If you’ve ever tried to tweet @Apple, then your words have fallen on deaf ears. The Apple Twitter handle, registered in 2011, has a following of 31.8k – rather measly when you consider its millions of fans worldwide – has never tweeted, and is following no-one.
Top of the Market
For a company so deeply entrenched in the digital world, it may seem surprising that Apple wants nothing to do with social media. The answer lies in control.
Apple love being in control of their public image as THE premium tech brand. Where other huge brands like Starbucks will use social media to promote special offers, Apple hardly ever give discounts – as if to say, ‘we don’t need to do that.’ This may seem aloof, but playing hard to get is what keeps them so desired.
So if not to offer loyal customers a reward, what would be the point of Apple using social media? Product news would be scarce: Apple are notoriously secretive about their new developments. “If they deviate from their schedule,” adds Belus Capital analyst Brian Sozzi, “the market will read it as Apple succumbing to market pressures.”
Many brands use social media as a way to communicate with customers, by taking queries or offering advice. But typing #iPhone into Twitter’s search bar will yield you with a flickering list of constant updates. Sifting through these to find relevant questions would be a massive task, and the character limit of tweets doesn’t provide the best platform for resolving technical issues. Apple would rather keep their customer service limited to its in-store experts.
Speaking of in-store: there’s another reason why social media and Apple just don’t click.
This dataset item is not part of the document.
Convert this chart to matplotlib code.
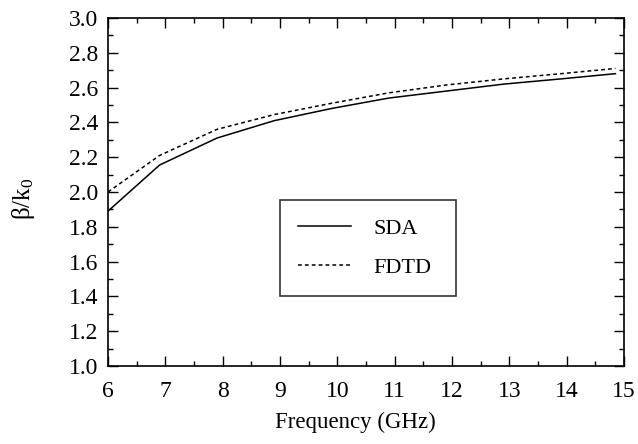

What so many people love about social media is that it’s uncontrolled and unpredictable. Think of the noisiness of the Twitter universe – it’s a free for all, where anyone’s voice can be heard if they say the right thing at the right time. Compare that to the slick, minimal quietness of Apple’s retail outlets and it’s suddenly easy to see why ‘joining in the conversation’ doesn’t quite fit their style.
Maintaining the Mystery
This isn’t to say that Apple take no interest in social media, or have never benefited from it.
In 2010, Apple attempted to launch their own music-sharing social media platform, Ping, which was marketed as ‘iTunes meets Facebook.’ (They try not to talk about it.) In December 2013, they bought up the social media analytics firm Topsy, which specialises in tracking customer sentiment. Apple are also backed by one of the world’s most loyal fanbases, who obsessively speculate over every new product. There’s no need for Apple to announce their developments when there are literally thousands of users tweeting their every move.
Apple’s avoidance of social media all comes down to maintaining their mystery. Succumbing to pressures now would indicate a change of heart, or that their current strategies aren’t working. They’re one of the few brands who can insist that their customers come to them – so in that case, remaining silent could be the wisest decision in their part.